Ok, I'll just nip off to Jupiter to mine 50,000 tones of deuterium/Helium-3 fuel from the atmosphere. I'll be back in a jiffy.


Also just a minor detail - let's roll


If we wait a few thousand years, it'll get just a little closer to us:

> Barnard's Star will make its closest approach to the Sun around 11,800 AD, when it will approach to within about 3.75 light-year

https://en.wikipedia.org/wiki/Barnard%27s_Star#Overview


The most realistic current proposal for an interstellar science mission is to avoid onboard propulsion altogether using a fleet of tiny laser-accelerated probes. Each one would be a very thin mirror, shot from orbit to the stars by a ground-based laser array. httpss://en.m.wikipedia.org/wiki/Breakthrough_Starshot


Something like this would look to the Barnard's star inhabitants a lot like 'Oumuamua


Except only a few tens of centimetres across. There might be thousands of them streaming past us all the time and we'd never know.

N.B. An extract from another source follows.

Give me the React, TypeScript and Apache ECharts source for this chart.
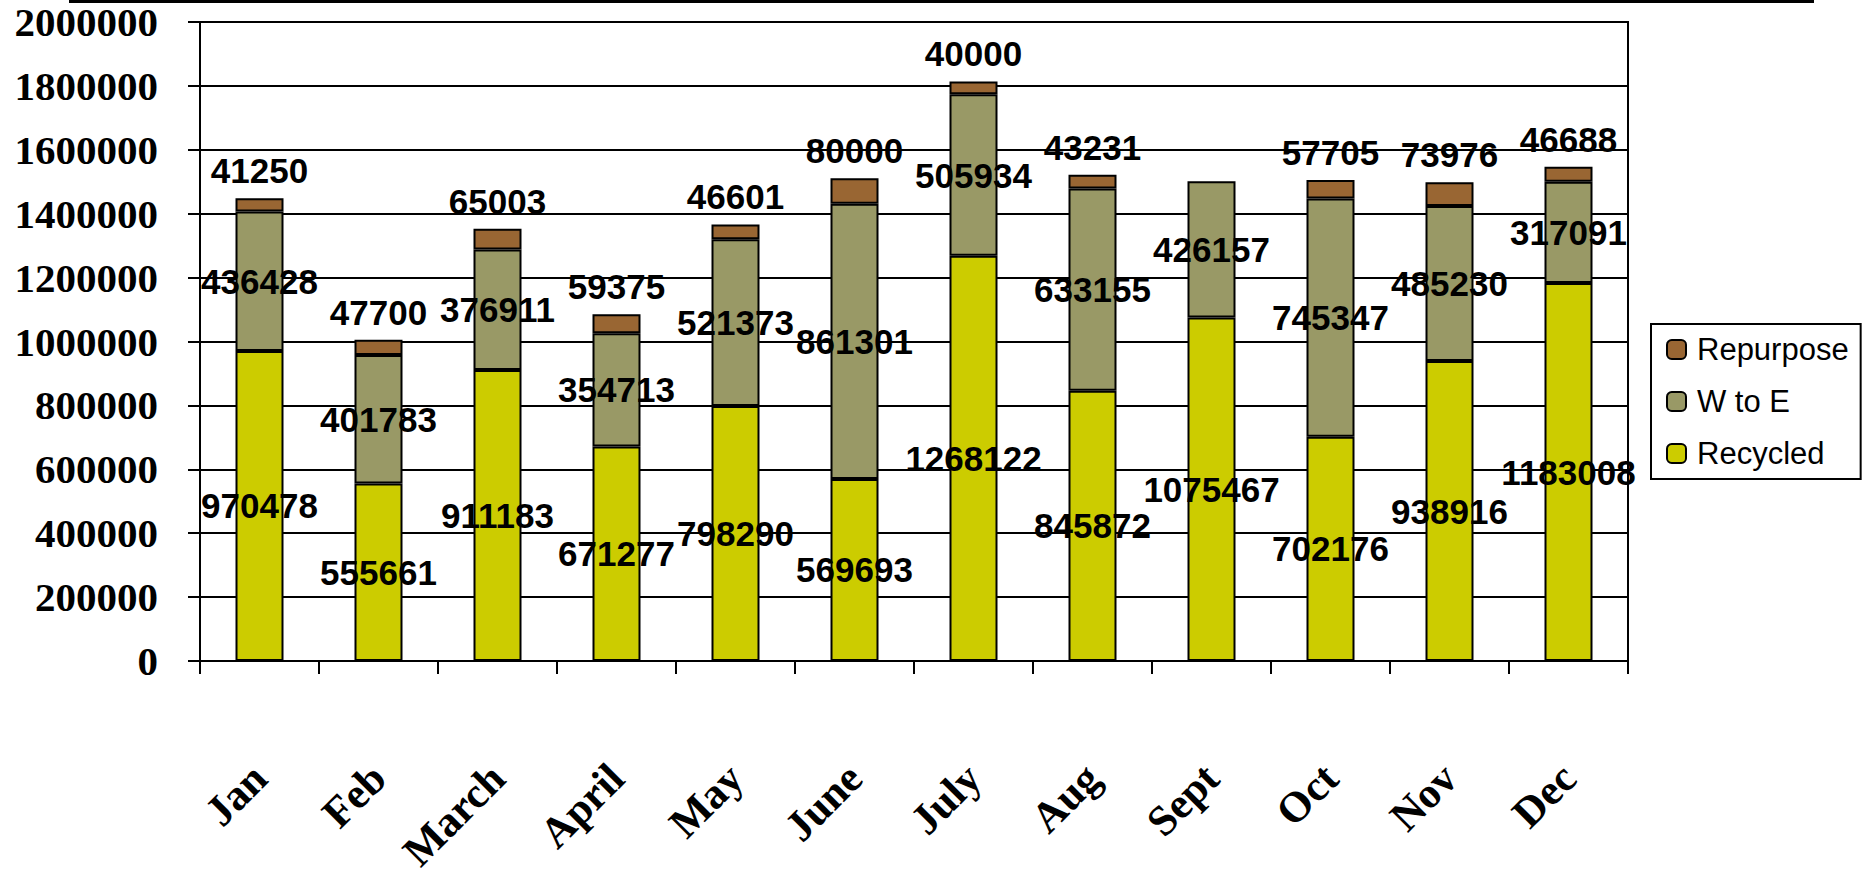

It's a fascinating idea but I'm not clear on how you would get back data? Modulation of reflected laser light? Active antennas that powerful radio telescopes are looking at?


You send a chain of them and they beam the message back along the chain.


You could also do it with existing nuclear fission technology (Project Orion). 3% speed of light seems to be quite feasible with that. If there‘d be no other way to save humanity, a generation ship with that technology would probably be built today.


Project Orion, the one that can hypothetically do 3% light speed, is definitely fusion as well. And the very high Isp versions of it are incredibly challenging to build (as you need like a magnetic shield to deflect the nuclear plasma ball). The more modest Isp versions are more realistic, but won't get you there.


I see, but still, at least the energy source itself would be proven technology in the form of H-bombs right? As for the shielding, do you mean the pusher plate or the nuclear shape charge in the bombs themselves? Does going from fission to fission+fusion bomb make such a big difference that couldn’t be overcome just with more/stronger material and/or ablative shields?